▸ **PROBLEM TO WORK ON**
Give an exact transcription of every line, dropping the images.

▸ **SOURCE MATERIAL**
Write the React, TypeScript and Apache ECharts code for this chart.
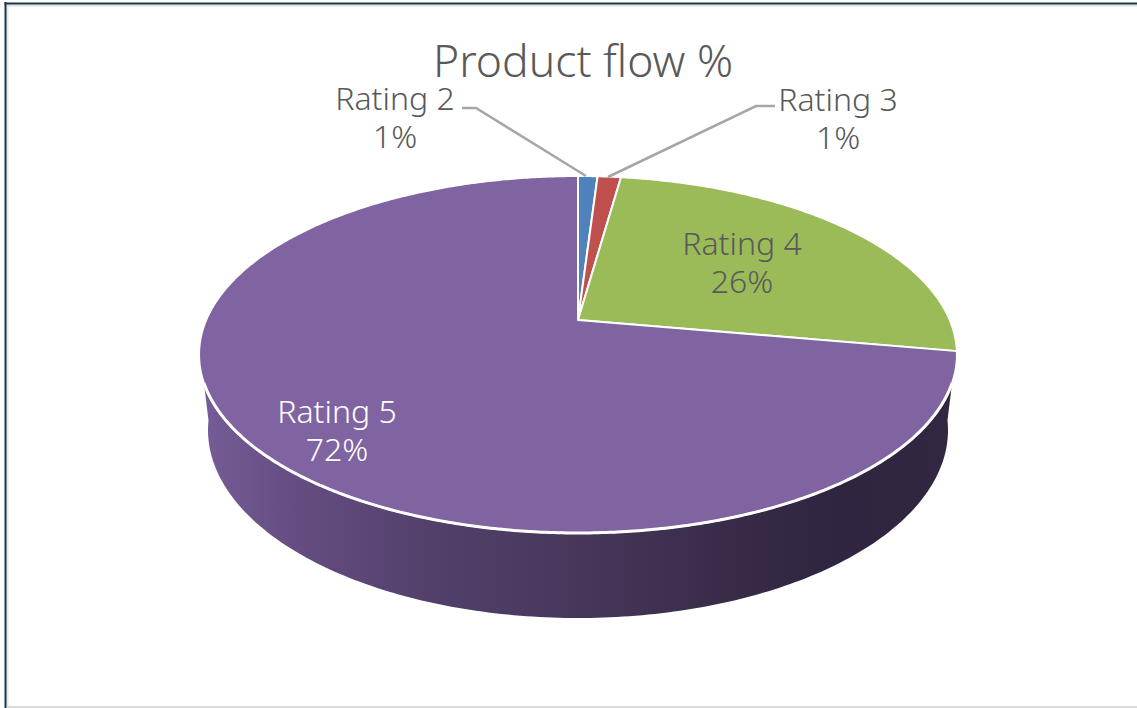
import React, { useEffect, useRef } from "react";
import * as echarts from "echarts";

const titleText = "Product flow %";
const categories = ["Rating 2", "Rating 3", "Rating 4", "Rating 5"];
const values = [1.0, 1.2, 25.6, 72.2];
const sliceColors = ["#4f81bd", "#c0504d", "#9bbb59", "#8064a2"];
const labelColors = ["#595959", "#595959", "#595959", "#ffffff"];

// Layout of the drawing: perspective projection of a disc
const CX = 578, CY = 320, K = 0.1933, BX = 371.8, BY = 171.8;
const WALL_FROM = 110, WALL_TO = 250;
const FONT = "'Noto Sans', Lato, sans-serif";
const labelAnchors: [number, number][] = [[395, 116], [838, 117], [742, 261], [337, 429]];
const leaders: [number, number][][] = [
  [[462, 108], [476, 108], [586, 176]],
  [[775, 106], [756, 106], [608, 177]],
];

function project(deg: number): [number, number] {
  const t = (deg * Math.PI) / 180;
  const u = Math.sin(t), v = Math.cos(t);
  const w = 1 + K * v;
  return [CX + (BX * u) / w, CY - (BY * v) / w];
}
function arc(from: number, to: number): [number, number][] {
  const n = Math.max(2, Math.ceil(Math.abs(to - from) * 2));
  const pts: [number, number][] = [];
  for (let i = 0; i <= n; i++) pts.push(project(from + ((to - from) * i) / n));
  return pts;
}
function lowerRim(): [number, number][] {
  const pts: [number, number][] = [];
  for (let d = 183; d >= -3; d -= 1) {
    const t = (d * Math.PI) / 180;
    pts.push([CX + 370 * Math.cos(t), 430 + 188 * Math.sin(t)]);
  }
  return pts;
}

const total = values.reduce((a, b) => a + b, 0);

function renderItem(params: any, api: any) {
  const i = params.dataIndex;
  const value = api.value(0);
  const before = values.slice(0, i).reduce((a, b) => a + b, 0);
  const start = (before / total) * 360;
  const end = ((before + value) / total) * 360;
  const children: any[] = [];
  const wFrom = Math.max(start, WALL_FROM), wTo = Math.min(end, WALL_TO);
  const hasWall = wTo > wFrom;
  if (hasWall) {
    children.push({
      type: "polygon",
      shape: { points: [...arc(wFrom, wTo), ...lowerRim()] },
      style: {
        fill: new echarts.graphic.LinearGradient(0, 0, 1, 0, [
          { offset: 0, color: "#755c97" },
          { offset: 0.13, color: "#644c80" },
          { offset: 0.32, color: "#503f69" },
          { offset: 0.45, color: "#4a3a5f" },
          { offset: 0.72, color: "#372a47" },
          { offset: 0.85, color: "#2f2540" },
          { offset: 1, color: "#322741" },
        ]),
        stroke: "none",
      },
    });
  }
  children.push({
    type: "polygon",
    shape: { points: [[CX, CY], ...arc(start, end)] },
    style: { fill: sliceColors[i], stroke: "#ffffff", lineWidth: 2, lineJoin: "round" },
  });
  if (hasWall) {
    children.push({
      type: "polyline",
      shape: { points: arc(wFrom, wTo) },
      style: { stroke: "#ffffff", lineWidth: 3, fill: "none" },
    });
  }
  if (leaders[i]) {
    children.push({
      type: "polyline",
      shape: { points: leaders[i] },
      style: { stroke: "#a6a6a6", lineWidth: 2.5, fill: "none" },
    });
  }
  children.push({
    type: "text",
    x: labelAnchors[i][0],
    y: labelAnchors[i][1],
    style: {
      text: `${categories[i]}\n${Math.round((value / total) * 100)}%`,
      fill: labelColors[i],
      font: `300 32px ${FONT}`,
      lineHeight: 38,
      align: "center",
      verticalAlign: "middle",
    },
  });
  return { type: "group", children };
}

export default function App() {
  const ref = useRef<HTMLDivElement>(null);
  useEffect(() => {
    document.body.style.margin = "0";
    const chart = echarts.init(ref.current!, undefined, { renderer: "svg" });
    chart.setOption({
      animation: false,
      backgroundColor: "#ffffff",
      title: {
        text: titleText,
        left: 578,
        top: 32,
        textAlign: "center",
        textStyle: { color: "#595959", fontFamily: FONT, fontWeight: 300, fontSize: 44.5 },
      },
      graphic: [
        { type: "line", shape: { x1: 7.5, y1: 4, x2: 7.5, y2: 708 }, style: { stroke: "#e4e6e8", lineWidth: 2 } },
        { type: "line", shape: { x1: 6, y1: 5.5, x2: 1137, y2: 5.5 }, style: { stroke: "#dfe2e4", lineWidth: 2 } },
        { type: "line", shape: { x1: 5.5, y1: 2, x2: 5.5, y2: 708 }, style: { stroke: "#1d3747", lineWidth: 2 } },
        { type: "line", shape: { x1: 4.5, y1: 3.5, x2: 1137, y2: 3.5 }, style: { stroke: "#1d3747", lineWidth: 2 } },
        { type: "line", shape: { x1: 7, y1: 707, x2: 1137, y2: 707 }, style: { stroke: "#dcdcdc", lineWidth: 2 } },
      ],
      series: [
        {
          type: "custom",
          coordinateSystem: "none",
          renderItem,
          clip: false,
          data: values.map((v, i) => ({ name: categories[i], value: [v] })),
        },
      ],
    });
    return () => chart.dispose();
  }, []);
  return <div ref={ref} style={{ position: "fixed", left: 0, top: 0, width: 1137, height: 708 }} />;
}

▸ **EXERCISE SOLUTION**
Write the React, TypeScript and Apache ECharts code for this chart.
import React, { useEffect, useRef } from "react";
import * as echarts from "echarts";

const titleText = "Product flow %";
const categories = ["Rating 2", "Rating 3", "Rating 4", "Rating 5"];
const values = [1.0, 1.2, 25.6, 72.2];
const sliceColors = ["#4f81bd", "#c0504d", "#9bbb59", "#8064a2"];
const labelColors = ["#595959", "#595959", "#595959", "#ffffff"];

// Layout of the drawing: perspective projection of a disc
const CX = 578, CY = 320, K = 0.1933, BX = 371.8, BY = 171.8;
const WALL_FROM = 110, WALL_TO = 250;
const FONT = "'Noto Sans', Lato, sans-serif";
const labelAnchors: [number, number][] = [[395, 116], [838, 117], [742, 261], [337, 429]];
const leaders: [number, number][][] = [
  [[462, 108], [476, 108], [586, 176]],
  [[775, 106], [756, 106], [608, 177]],
];

function project(deg: number): [number, number] {
  const t = (deg * Math.PI) / 180;
  const u = Math.sin(t), v = Math.cos(t);
  const w = 1 + K * v;
  return [CX + (BX * u) / w, CY - (BY * v) / w];
}
function arc(from: number, to: number): [number, number][] {
  const n = Math.max(2, Math.ceil(Math.abs(to - from) * 2));
  const pts: [number, number][] = [];
  for (let i = 0; i <= n; i++) pts.push(project(from + ((to - from) * i) / n));
  return pts;
}
function lowerRim(): [number, number][] {
  const pts: [number, number][] = [];
  for (let d = 183; d >= -3; d -= 1) {
    const t = (d * Math.PI) / 180;
    pts.push([CX + 370 * Math.cos(t), 430 + 188 * Math.sin(t)]);
  }
  return pts;
}

const total = values.reduce((a, b) => a + b, 0);

function renderItem(params: any, api: any) {
  const i = params.dataIndex;
  const value = api.value(0);
  const before = values.slice(0, i).reduce((a, b) => a + b, 0);
  const start = (before / total) * 360;
  const end = ((before + value) / total) * 360;
  const children: any[] = [];
  const wFrom = Math.max(start, WALL_FROM), wTo = Math.min(end, WALL_TO);
  const hasWall = wTo > wFrom;
  if (hasWall) {
    children.push({
      type: "polygon",
      shape: { points: [...arc(wFrom, wTo), ...lowerRim()] },
      style: {
        fill: new echarts.graphic.LinearGradient(0, 0, 1, 0, [
          { offset: 0, color: "#755c97" },
          { offset: 0.13, color: "#644c80" },
          { offset: 0.32, color: "#503f69" },
          { offset: 0.45, color: "#4a3a5f" },
          { offset: 0.72, color: "#372a47" },
          { offset: 0.85, color: "#2f2540" },
          { offset: 1, color: "#322741" },
        ]),
        stroke: "none",
      },
    });
  }
  children.push({
    type: "polygon",
    shape: { points: [[CX, CY], ...arc(start, end)] },
    style: { fill: sliceColors[i], stroke: "#ffffff", lineWidth: 2, lineJoin: "round" },
  });
  if (hasWall) {
    children.push({
      type: "polyline",
      shape: { points: arc(wFrom, wTo) },
      style: { stroke: "#ffffff", lineWidth: 3, fill: "none" },
    });
  }
  if (leaders[i]) {
    children.push({
      type: "polyline",
      shape: { points: leaders[i] },
      style: { stroke: "#a6a6a6", lineWidth: 2.5, fill: "none" },
    });
  }
  children.push({
    type: "text",
    x: labelAnchors[i][0],
    y: labelAnchors[i][1],
    style: {
      text: `${categories[i]}\n${Math.round((value / total) * 100)}%`,
      fill: labelColors[i],
      font: `300 32px ${FONT}`,
      lineHeight: 38,
      align: "center",
      verticalAlign: "middle",
    },
  });
  return { type: "group", children };
}

export default function App() {
  const ref = useRef<HTMLDivElement>(null);
  useEffect(() => {
    document.body.style.margin = "0";
    const chart = echarts.init(ref.current!, undefined, { renderer: "svg" });
    chart.setOption({
      animation: false,
      backgroundColor: "#ffffff",
      title: {
        text: titleText,
        left: 578,
        top: 32,
        textAlign: "center",
        textStyle: { color: "#595959", fontFamily: FONT, fontWeight: 300, fontSize: 44.5 },
      },
      graphic: [
        { type: "line", shape: { x1: 7.5, y1: 4, x2: 7.5, y2: 708 }, style: { stroke: "#e4e6e8", lineWidth: 2 } },
        { type: "line", shape: { x1: 6, y1: 5.5, x2: 1137, y2: 5.5 }, style: { stroke: "#dfe2e4", lineWidth: 2 } },
        { type: "line", shape: { x1: 5.5, y1: 2, x2: 5.5, y2: 708 }, style: { stroke: "#1d3747", lineWidth: 2 } },
        { type: "line", shape: { x1: 4.5, y1: 3.5, x2: 1137, y2: 3.5 }, style: { stroke: "#1d3747", lineWidth: 2 } },
        { type: "line", shape: { x1: 7, y1: 707, x2: 1137, y2: 707 }, style: { stroke: "#dcdcdc", lineWidth: 2 } },
      ],
      series: [
        {
          type: "custom",
          coordinateSystem: "none",
          renderItem,
          clip: false,
          data: values.map((v, i) => ({ name: categories[i], value: [v] })),
        },
      ],
    });
    return () => chart.dispose();
  }, []);
  return <div ref={ref} style={{ position: "fixed", left: 0, top: 0, width: 1137, height: 708 }} />;
}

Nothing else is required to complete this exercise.